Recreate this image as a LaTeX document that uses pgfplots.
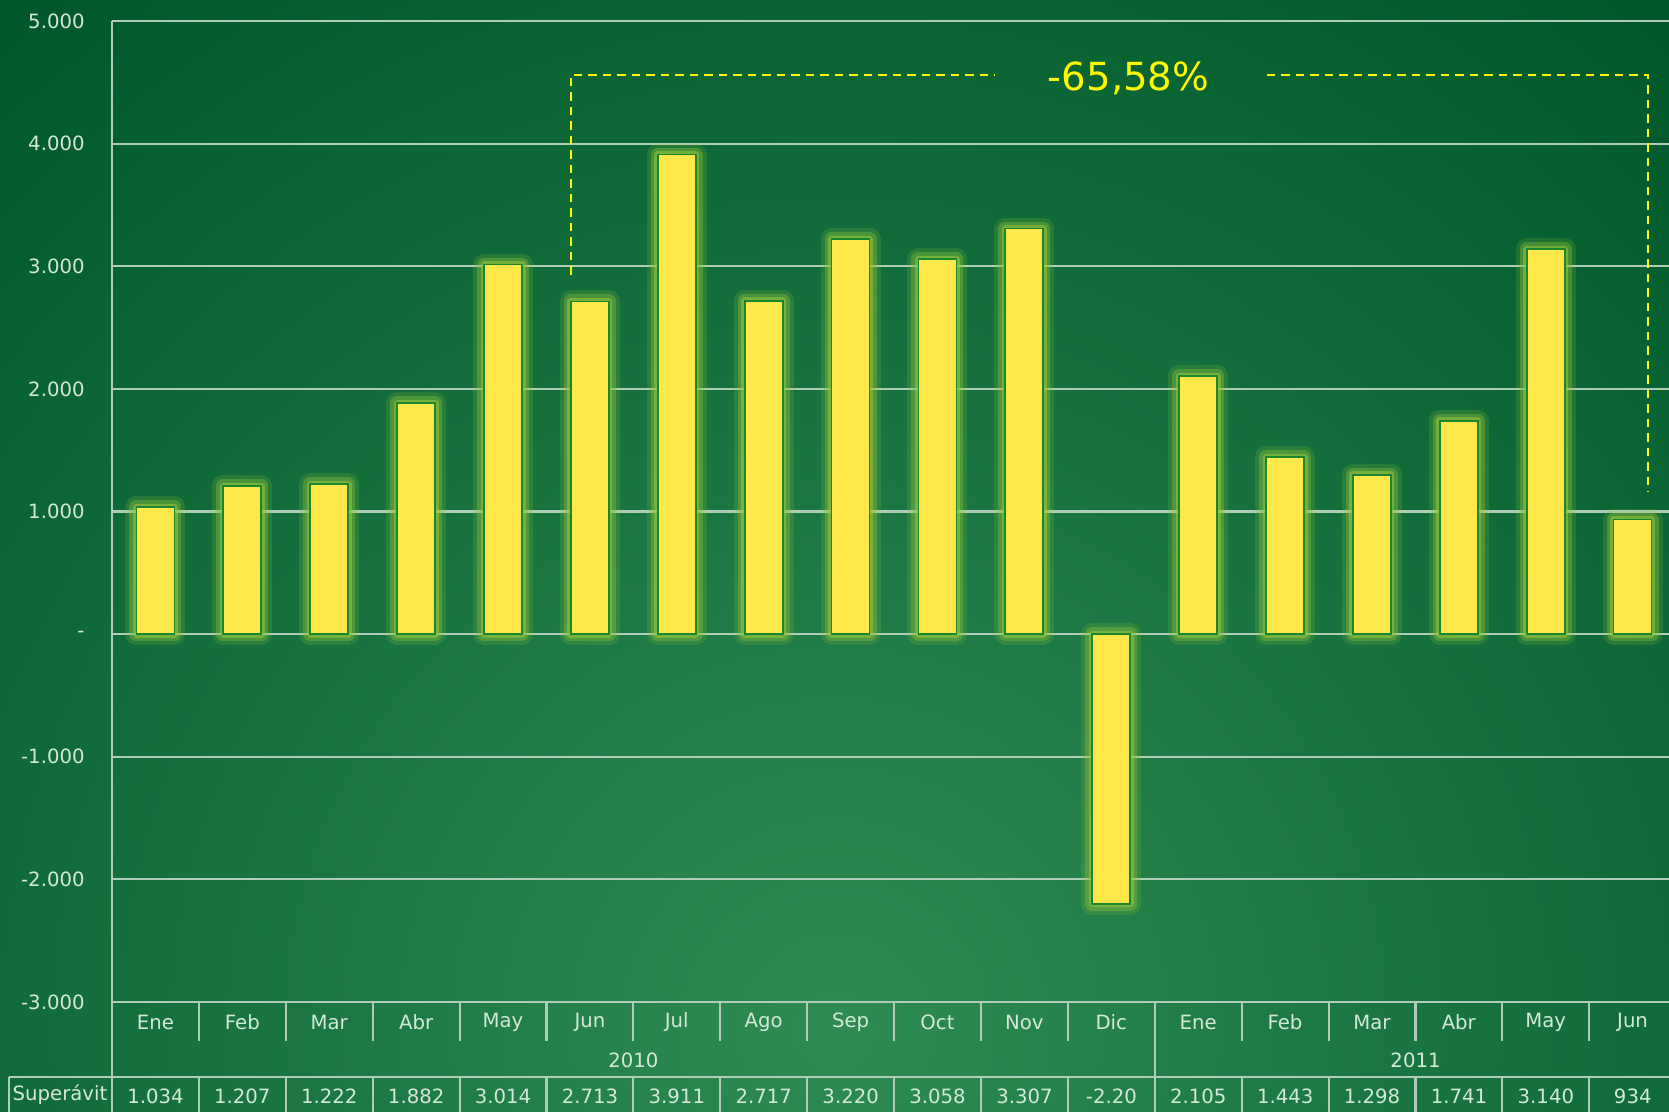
\documentclass[border=0pt]{standalone}
\usepackage{pgfplots}
\pgfplotsset{compat=1.18}
\usepackage{pgfplotstable}
\usepackage{fontspec}
\setmainfont{DejaVu Sans}

\definecolor{bgtop}{RGB}{0,88,42}
\definecolor{bgglow}{RGB}{46,140,82}
\definecolor{gridc}{RGB}{175,205,182}
\definecolor{txt}{RGB}{212,232,214}
\definecolor{baryel}{RGB}{255,232,72}
\definecolor{barline}{RGB}{25,135,45}
\definecolor{glow}{RGB}{145,195,60}
\definecolor{annot}{RGB}{255,250,0}

\newcommand{\lblfont}{\fontsize{5.6}{6.5}\selectfont}

% superavit by month, Jan 2010 - Jun 2011
\pgfplotstableread{
x val
0 1034
1 1207
2 1222
3 1882
4 3014
5 2713
6 3911
7 2717
8 3220
9 3058
10 3307
11 -2200
12 2105
13 1443
14 1298
15 1741
16 3140
17 934
}\datatable

\begin{document}
\begin{tikzpicture}[x=1cm,y=1cm]
% background
\begin{scope}
\clip (0,0) rectangle (16.69,11.12);
\fill[bgtop] (0,0) rectangle (16.69,11.12);
\shade[inner color=bgglow, outer color=bgtop] (-4.65,-12.2) rectangle (21.35,13.8);
\end{scope}

\begin{scope}
\clip (0,0) rectangle (16.69,11.12);
\begin{axis}[
    at={(1.12cm,1.10cm)}, anchor=south west,
    width=15.64cm, height=9.81cm, scale only axis,
    xmin=-0.5, xmax=17.5, ymin=-3000, ymax=5000,
    axis lines*=left,
    axis line style={-, gridc, line width=0.6pt},
    ytick={-3000,-2000,...,5000},
    yticklabels={-3.000,-2.000,-1.000,-,1.000,2.000,3.000,4.000,5.000},
    xtick={0,...,17},
    xticklabels={Ene,Feb,Mar,Abr,May,Jun,Jul,Ago,Sep,Oct,Nov,Dic,Ene,Feb,Mar,Abr,May,Jun},
    major tick length=0pt,
    ymajorgrids, grid style={gridc, line width=0.6pt},
    yticklabel style={font=\lblfont, text=txt, xshift=-0.15cm},
    xticklabel style={font=\lblfont, text=txt, anchor=center, yshift=-0.2cm},
    ybar, bar width=0.38cm,
    clip=false,
]
\addplot[bar shift=0pt, fill=glow, draw=glow, line width=0.22cm, opacity=0.18, line join=round] table[x=x,y=val]{\datatable};
\addplot[bar shift=0pt, fill=glow, draw=glow, line width=0.14cm, opacity=0.35, line join=round] table[x=x,y=val]{\datatable};
\addplot[bar shift=0pt, fill=glow, draw=glow, line width=0.07cm, opacity=0.6, line join=round] table[x=x,y=val]{\datatable};
\addplot[bar shift=0pt, fill=baryel, draw=barline, line width=0.5pt] table[x=x,y=val]{\datatable};

% -65,58% bracket
\draw[annot, line width=0.55pt, dash pattern=on 0.085cm off 0.06cm]
    (axis cs:4.78,2930) -- (axis cs:4.78,4560) -- (axis cs:9.66,4560);
\draw[annot, line width=0.55pt, dash pattern=on 0.085cm off 0.06cm]
    (axis cs:12.79,4560) -- (axis cs:17.18,4560) -- (axis cs:17.18,1160);
\node[annot, font=\fontsize{11}{13}\selectfont] at (axis cs:11.2,4535) {-65,58\%};
\end{axis}
\end{scope}

% category table below the axis
\begin{scope}[gridc, line width=0.6pt]
\draw (1.12,0) -- (1.12,1.10);
\foreach \k in {1,...,11,13,14,15,16,17}
    \draw (1.12+\k*0.869,1.10) -- ++(0,-0.39);
\draw (1.12+12*0.869,1.10) -- (1.12+12*0.869,0);
\draw (0.09,0.35) -- (16.69,0.35);
\draw (0.09,0.35) -- (0.09,0);
\foreach \k in {1,...,17}
    \draw (1.12+\k*0.869,0.35) -- (1.12+\k*0.869,0);
\end{scope}
\node[txt, font=\lblfont] at (1.12+6*0.869,0.52) {2010};
\node[txt, font=\lblfont] at (1.12+15*0.869,0.52) {2011};
\node[txt, font=\lblfont] at (0.60,0.17) {Superávit};
\foreach \v [count=\i from 0] in {1.034,1.207,1.222,1.882,3.014,2.713,3.911,2.717,3.220,3.058,3.307,-2.20,2.105,1.443,1.298,1.741,3.140,934}
    \node[txt, font=\lblfont] at (1.12+\i*0.869+0.4345,0.16) {\v};

\pgfresetboundingbox
\useasboundingbox (0,0) rectangle (16.69,11.12);
\end{tikzpicture}
\end{document}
-=-=-
- _Stated task_
Transcribe the material exactly, keeping every word and none of the pictures.

- _Answer to this exercise_
Recreate this image as a LaTeX document that uses pgfplots.
\documentclass[border=0pt]{standalone}
\usepackage{pgfplots}
\pgfplotsset{compat=1.18}
\usepackage{pgfplotstable}
\usepackage{fontspec}
\setmainfont{DejaVu Sans}

\definecolor{bgtop}{RGB}{0,88,42}
\definecolor{bgglow}{RGB}{46,140,82}
\definecolor{gridc}{RGB}{175,205,182}
\definecolor{txt}{RGB}{212,232,214}
\definecolor{baryel}{RGB}{255,232,72}
\definecolor{barline}{RGB}{25,135,45}
\definecolor{glow}{RGB}{145,195,60}
\definecolor{annot}{RGB}{255,250,0}

\newcommand{\lblfont}{\fontsize{5.6}{6.5}\selectfont}

% superavit by month, Jan 2010 - Jun 2011
\pgfplotstableread{
x val
0 1034
1 1207
2 1222
3 1882
4 3014
5 2713
6 3911
7 2717
8 3220
9 3058
10 3307
11 -2200
12 2105
13 1443
14 1298
15 1741
16 3140
17 934
}\datatable

\begin{document}
\begin{tikzpicture}[x=1cm,y=1cm]
% background
\begin{scope}
\clip (0,0) rectangle (16.69,11.12);
\fill[bgtop] (0,0) rectangle (16.69,11.12);
\shade[inner color=bgglow, outer color=bgtop] (-4.65,-12.2) rectangle (21.35,13.8);
\end{scope}

\begin{scope}
\clip (0,0) rectangle (16.69,11.12);
\begin{axis}[
    at={(1.12cm,1.10cm)}, anchor=south west,
    width=15.64cm, height=9.81cm, scale only axis,
    xmin=-0.5, xmax=17.5, ymin=-3000, ymax=5000,
    axis lines*=left,
    axis line style={-, gridc, line width=0.6pt},
    ytick={-3000,-2000,...,5000},
    yticklabels={-3.000,-2.000,-1.000,-,1.000,2.000,3.000,4.000,5.000},
    xtick={0,...,17},
    xticklabels={Ene,Feb,Mar,Abr,May,Jun,Jul,Ago,Sep,Oct,Nov,Dic,Ene,Feb,Mar,Abr,May,Jun},
    major tick length=0pt,
    ymajorgrids, grid style={gridc, line width=0.6pt},
    yticklabel style={font=\lblfont, text=txt, xshift=-0.15cm},
    xticklabel style={font=\lblfont, text=txt, anchor=center, yshift=-0.2cm},
    ybar, bar width=0.38cm,
    clip=false,
]
\addplot[bar shift=0pt, fill=glow, draw=glow, line width=0.22cm, opacity=0.18, line join=round] table[x=x,y=val]{\datatable};
\addplot[bar shift=0pt, fill=glow, draw=glow, line width=0.14cm, opacity=0.35, line join=round] table[x=x,y=val]{\datatable};
\addplot[bar shift=0pt, fill=glow, draw=glow, line width=0.07cm, opacity=0.6, line join=round] table[x=x,y=val]{\datatable};
\addplot[bar shift=0pt, fill=baryel, draw=barline, line width=0.5pt] table[x=x,y=val]{\datatable};

% -65,58% bracket
\draw[annot, line width=0.55pt, dash pattern=on 0.085cm off 0.06cm]
    (axis cs:4.78,2930) -- (axis cs:4.78,4560) -- (axis cs:9.66,4560);
\draw[annot, line width=0.55pt, dash pattern=on 0.085cm off 0.06cm]
    (axis cs:12.79,4560) -- (axis cs:17.18,4560) -- (axis cs:17.18,1160);
\node[annot, font=\fontsize{11}{13}\selectfont] at (axis cs:11.2,4535) {-65,58\%};
\end{axis}
\end{scope}

% category table below the axis
\begin{scope}[gridc, line width=0.6pt]
\draw (1.12,0) -- (1.12,1.10);
\foreach \k in {1,...,11,13,14,15,16,17}
    \draw (1.12+\k*0.869,1.10) -- ++(0,-0.39);
\draw (1.12+12*0.869,1.10) -- (1.12+12*0.869,0);
\draw (0.09,0.35) -- (16.69,0.35);
\draw (0.09,0.35) -- (0.09,0);
\foreach \k in {1,...,17}
    \draw (1.12+\k*0.869,0.35) -- (1.12+\k*0.869,0);
\end{scope}
\node[txt, font=\lblfont] at (1.12+6*0.869,0.52) {2010};
\node[txt, font=\lblfont] at (1.12+15*0.869,0.52) {2011};
\node[txt, font=\lblfont] at (0.60,0.17) {Superávit};
\foreach \v [count=\i from 0] in {1.034,1.207,1.222,1.882,3.014,2.713,3.911,2.717,3.220,3.058,3.307,-2.20,2.105,1.443,1.298,1.741,3.140,934}
    \node[txt, font=\lblfont] at (1.12+\i*0.869+0.4345,0.16) {\v};

\pgfresetboundingbox
\useasboundingbox (0,0) rectangle (16.69,11.12);
\end{tikzpicture}
\end{document}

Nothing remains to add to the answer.